= The Hermit (novel) =

Novel by Eugène Ionesco

The Hermit (French title Le Solitaire), published in 1973, is the only novel written by the Romanian-French absurdist playwright Eugène Ionesco.

==Summary==
The Hermit follows an unnamed middle-aged Frenchman—a solitary, ineffectual clerk—who inherits a great deal of money after the death of his American uncle. He responds to this sudden wealth by quitting the job he has been working at for 15 years, and moving to a very nice apartment in the suburbs, where he bathes and shaves, reads the newspaper, eats lunch, dinner, drinks too much, thinks about death, and then attempts to sleep. He speaks to a psychiatrist, who reassures him that a fear of death is very common. He angrily responds by saying that the fear may be common, but it is very real. He points out:

Despair has been domesticated; people have turned it into literature, into works of art. That doesn't help me. It's part of culture, part of culture. So much the better for you if culture has succeeded in exorcising man's drama, his tragedy.
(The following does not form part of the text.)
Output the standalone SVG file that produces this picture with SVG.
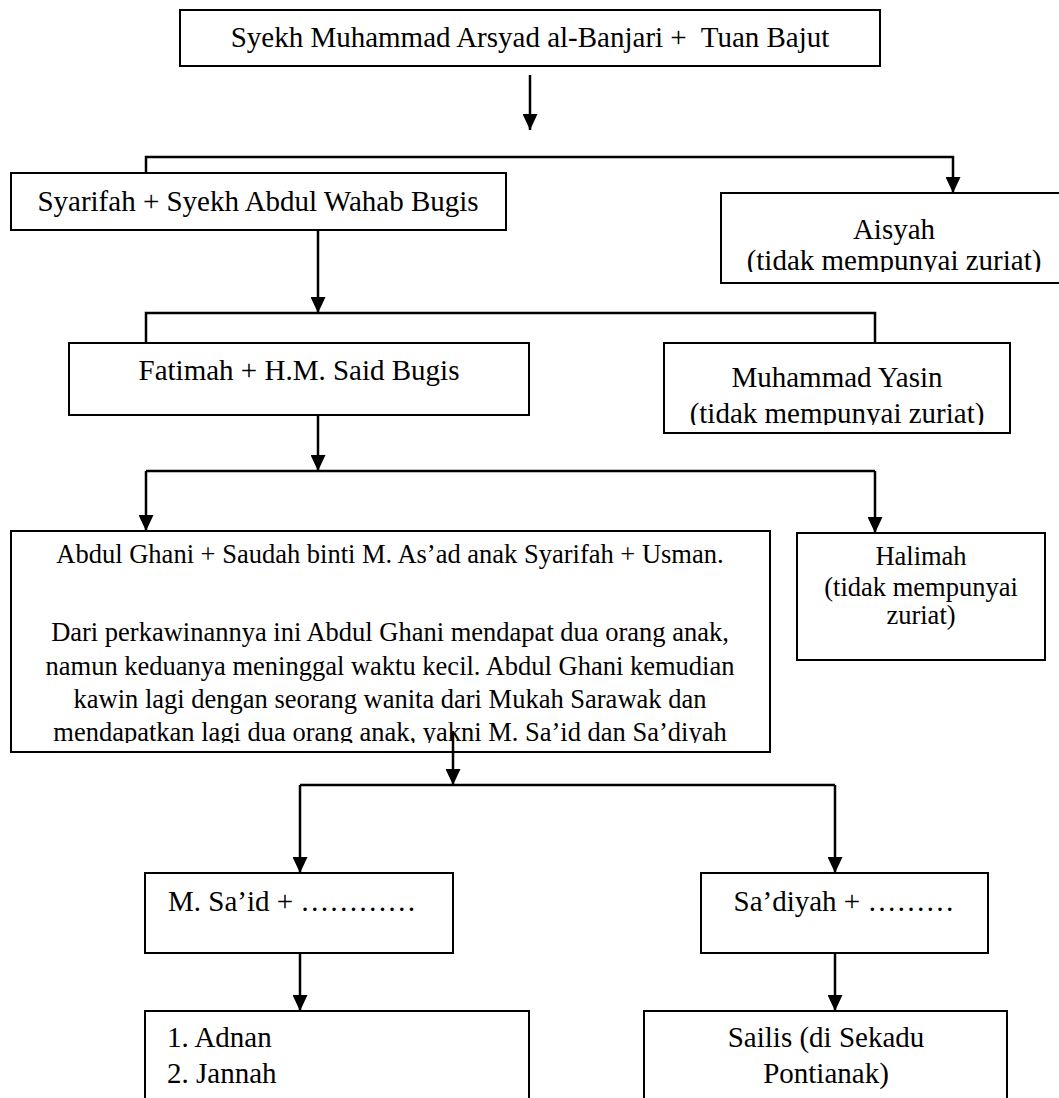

He has a brief affair with a waitress, but it doesn't ease his anxiety. She leaves him, and he, the unnamed Frenchman, can't remember her name. When violence breaks out near his home, he joins the revolutionaries in the street—and imagines it is a demonstration of his own inner catastrophe, in which unexpected fortune has only led to loneliness, despair, and madness.

==Characters==
- The hermit, an office clerk, who is not named
- Jacques Dupont, a friend he works with
- Ex-Girlfriends, Lucienne, Jeanine, and Juliette

==Interpretation==
Edmund White, reviewing The Hermit in The New York Times in 1974 says that in this novel Ionesco elaborates "with great skill" a theme that has occurred in some of his plays—a fear of death. White says that the fear "is not a fashionable intellectual posture, but rather an abiding visceral pain." White illustrates this with a passage from the novel:

And then all of a sudden, unexpectedly as it always is when it leaps upon me, suddenly the idea that I'm going to die. I shouldn't be afraid of death, since I don't know what death is, and besides, haven't I said that I ought to give in and not fight it? To no avail. I jump out of bed, frightened out of my wits, I turn on the lights, run from one end of the room to the other, dash into the living room, turn on the lights there. When lie down I can't lie still; the same when I sit or stand. So I move, I move, to and fro throughout the house; I light and I run.

White suggests that "It is death that makes all human activities, not just bourgeois manners, absurd; in the light of mortality every motive looks mad", and that Ionesco has created a little fool, who inherited a lot of money, and who then attempts to solve problems of humanity, such as "alienation, the nature of the infinite, existential dread, determinism and so on."